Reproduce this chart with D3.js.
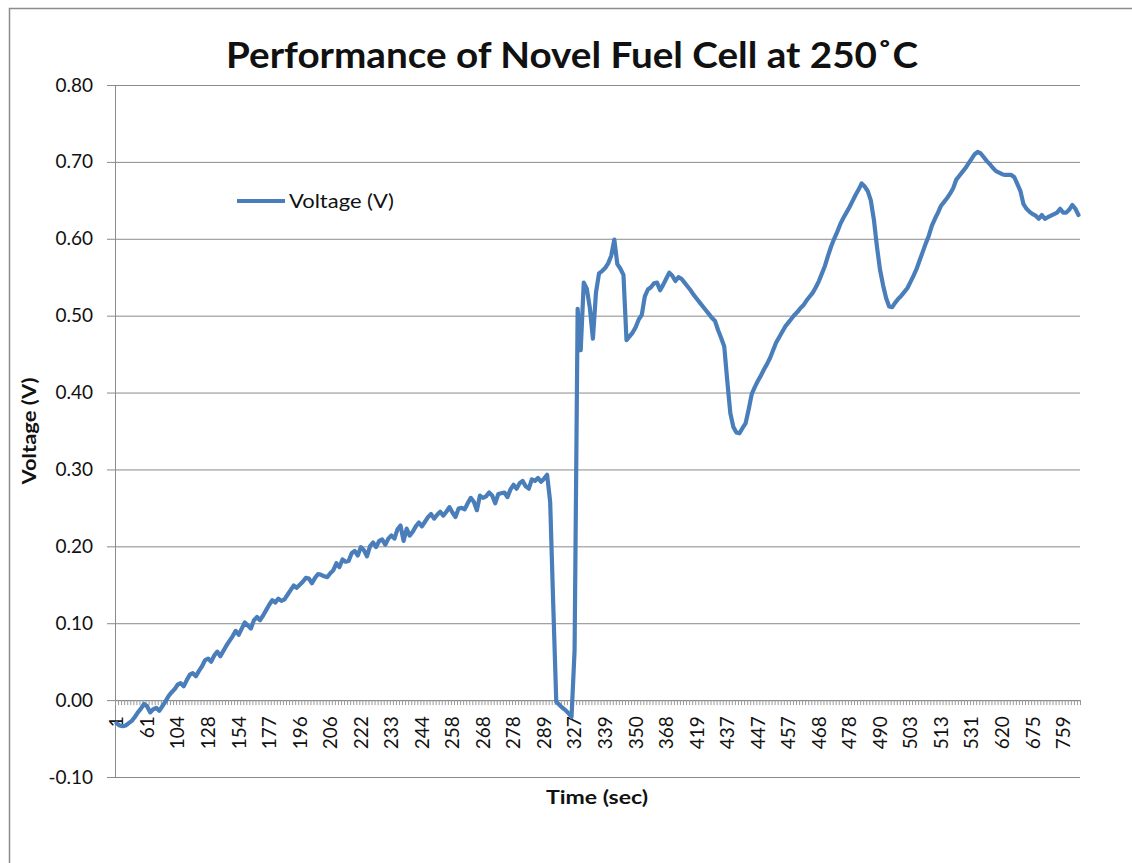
<!DOCTYPE html>
<html>
<head>
<meta charset="utf-8">
<script src="https://cdn.jsdelivr.net/npm/d3@7"></script>
<style>
  html, body { margin: 0; padding: 0; background: #fff; }
  svg { display: block; }
  text { font-family: Lato, "Open Sans", sans-serif; fill: #111; }
</style>
</head>
<body>
<svg id="chart" width="1132" height="863"></svg>
<script>
// Voltage readings, one per logged sample (category axis)
const voltage = [
  -0.030,-0.033,-0.034,-0.033,-0.030,-0.027,-0.022,-0.016,-0.011,-0.005,
  -0.008,-0.016,-0.012,-0.010,-0.014,-0.008,-0.002,0.005,0.010,0.014,
  0.020,0.022,0.018,0.026,0.033,0.035,0.031,0.038,0.044,0.052,
  0.054,0.050,0.058,0.063,0.057,0.064,0.071,0.077,0.083,0.090,
  0.085,0.093,0.101,0.097,0.093,0.104,0.108,0.104,0.110,0.117,
  0.124,0.130,0.127,0.132,0.129,0.131,0.137,0.143,0.149,0.146,
  0.150,0.154,0.159,0.158,0.152,0.159,0.164,0.163,0.161,0.160,
  0.165,0.169,0.178,0.173,0.183,0.180,0.181,0.191,0.194,0.188,
  0.199,0.195,0.187,0.200,0.205,0.199,0.207,0.209,0.202,0.210,
  0.214,0.210,0.222,0.227,0.207,0.223,0.214,0.219,0.226,0.231,
  0.226,0.232,0.238,0.242,0.236,0.241,0.245,0.240,0.245,0.251,
  0.244,0.238,0.249,0.250,0.248,0.256,0.263,0.258,0.247,
  0.266,0.263,0.265,0.270,0.266,0.256,0.268,0.269,0.270,0.264,
  0.274,0.280,0.275,0.282,0.285,0.278,0.275,0.287,0.285,0.289,
  0.284,0.288,0.293,0.258,0.125,-0.002,-0.006,-0.010,-0.013,-0.017,
  -0.022,0.065,0.509,0.455,0.543,0.535,0.510,0.470,0.530,0.555,
  0.558,0.562,0.568,0.578,0.599,0.567,0.561,0.553,0.468,0.473,
  0.478,0.485,0.495,0.501,0.525,0.534,0.537,0.542,0.543,0.533,
  0.540,0.548,0.556,0.552,0.545,0.550,0.548,0.543,0.538,0.533,
  0.527,0.522,0.517,0.512,0.507,0.502,0.497,0.493,
  0.481,0.471,0.460,0.415,0.373,0.355,0.348,0.347,0.354,0.360,
  0.378,0.398,0.407,0.415,0.422,0.430,0.437,0.445,0.455,0.465,
  0.472,0.479,0.486,0.491,0.496,0.501,0.505,0.510,0.514,0.520,
  0.525,0.530,0.537,0.545,0.555,0.565,0.578,0.590,0.600,0.609,
  0.619,0.627,0.634,0.641,0.649,0.657,0.664,0.672,0.668,0.662,
  0.650,0.625,0.590,0.560,0.540,0.523,0.512,0.511,0.517,0.522,
  0.526,0.531,0.536,0.544,0.552,0.561,0.572,0.583,0.594,0.604,
  0.617,0.626,0.634,0.643,0.648,0.653,0.659,0.666,
  0.677,0.682,0.687,0.692,0.698,0.704,0.710,0.713,0.711,0.706,
  0.701,0.697,0.692,0.688,0.686,0.684,0.683,0.683,0.683,0.680,
  0.671,0.662,0.645,0.639,0.635,0.632,0.630,0.626,0.631,0.626,
  0.628,0.630,0.632,0.634,0.639,0.634,0.634,0.638,0.644,0.639,0.631
];

// Time labels shown under every 10th sample
const timeLabels = ["1","61","104","128","154","177","196","206","222","233",
  "244","258","268","278","289","327","339","350","368","419","437","447",
  "457","468","478","490","503","513","531","620","675","759"];
const labelEvery = 10;

// Voltage axis ticks
const yTicks = [-0.10, 0.00, 0.10, 0.20, 0.30, 0.40, 0.50, 0.60, 0.70, 0.80];

const titleText = "Performance of Novel Fuel Cell at 250˚C";
const seriesName = "Voltage (V)";

const svg = d3.select("#chart");
const plot = { left: 115, right: 1080, top: 85, bottom: 777 };
const N = voltage.length;
const lineColor = "#4a7ebb";
const gridColor = "#8a8a8a";

const x = d3.scaleBand().domain(d3.range(N)).range([plot.left, plot.right]);
const xEdge = d3.scaleLinear().domain([0, N]).range([plot.left, plot.right]);
const y = d3.scaleLinear().domain([-0.1, 0.8]).range([plot.bottom, plot.top]);

// outer chart frame
svg.append("rect")
  .attr("x", 9.5).attr("y", 8.5).attr("width", 1200).attr("height", 950)
  .attr("fill", "none").attr("stroke", "#8c8c8c").attr("stroke-width", 1.5);

// horizontal gridlines
svg.append("g")
  .attr("transform", `translate(${plot.left},0)`)
  .call(d3.axisLeft(y).tickValues(yTicks).tickSize(-(plot.right - plot.left)).tickFormat(""))
  .call(g => g.select(".domain").remove())
  .call(g => g.selectAll("line").attr("stroke", gridColor).attr("stroke-width", 1));

// vertical value axis with labels
svg.append("g")
  .attr("transform", `translate(${plot.left},0)`)
  .call(d3.axisLeft(y).tickValues(yTicks).tickSize(8).tickSizeOuter(0).tickPadding(14)
    .tickFormat(d => d.toFixed(2)))
  .call(g => g.select(".domain").attr("stroke", gridColor))
  .call(g => g.selectAll("line").attr("stroke", gridColor))
  .call(g => g.selectAll("text").attr("font-size", 19).attr("fill", "#1a1a1a")
    .style("font-family", "Lato, sans-serif"));

// category axis at zero: line and a tick between every sample
const zeroY = y(0);
svg.append("g")
  .attr("transform", `translate(0,${zeroY})`)
  .call(d3.axisBottom(xEdge).tickValues(d3.range(0, N + 1)).tickSize(5).tickSizeOuter(0).tickFormat(""))
  .call(g => g.select(".domain").attr("stroke", gridColor))
  .call(g => g.selectAll("line").attr("stroke", "#9a9a9a").attr("stroke-width", 1));

// rotated time labels
svg.append("g")
  .attr("transform", `translate(0,${zeroY})`)
  .call(d3.axisBottom(x).tickValues(d3.range(0, N, labelEvery))
    .tickFormat(i => timeLabels[i / labelEvery]).tickSize(0))
  .call(g => g.select(".domain").remove())
  .call(g => g.selectAll("text")
    .attr("transform", "rotate(-90)")
    .attr("x", -16).attr("y", 0).attr("dy", "0.36em")
    .attr("text-anchor", "end")
    .attr("font-size", 19).attr("fill", "#1a1a1a")
    .style("font-family", "Lato, sans-serif"));

// voltage trace
const line = d3.line()
  .x((d, i) => x(i) + x.bandwidth() / 2)
  .y(d => y(d));
svg.append("path")
  .datum(voltage)
  .attr("d", line)
  .attr("fill", "none")
  .attr("stroke", lineColor)
  .attr("stroke-width", 4.2)
  .attr("stroke-linejoin", "round")
  .attr("stroke-linecap", "round");

// title
svg.append("text")
  .attr("x", 572).attr("y", 68)
  .attr("text-anchor", "middle")
  .attr("font-size", 36).attr("font-weight", 700)
  .attr("textLength", 692).attr("lengthAdjust", "spacingAndGlyphs")
  .text(titleText);

// axis titles
svg.append("text")
  .attr("transform", "translate(36,431) rotate(-90)")
  .attr("text-anchor", "middle")
  .attr("font-size", 18).attr("font-weight", 700)
  .attr("textLength", 107).attr("lengthAdjust", "spacingAndGlyphs")
  .text("Voltage (V)");

svg.append("text")
  .attr("x", 597).attr("y", 804)
  .attr("text-anchor", "middle")
  .attr("font-size", 18).attr("font-weight", 700)
  .attr("textLength", 102).attr("lengthAdjust", "spacingAndGlyphs")
  .text("Time (sec)");

// legend
const legend = svg.append("g").attr("transform", "translate(237,201)");
legend.append("line")
  .attr("x1", 0).attr("x2", 48).attr("y1", 0).attr("y2", 0)
  .attr("stroke", lineColor).attr("stroke-width", 4.2);
legend.append("text")
  .attr("x", 52).attr("y", 0).attr("dy", "0.35em")
  .attr("font-size", 19)
  .attr("textLength", 105).attr("lengthAdjust", "spacingAndGlyphs")
  .text(seriesName);
</script>
</body>
</html>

### Problem requirements
Indicate how many lines of the material include the word "with"; the number alone is required.

### Exercise answer
2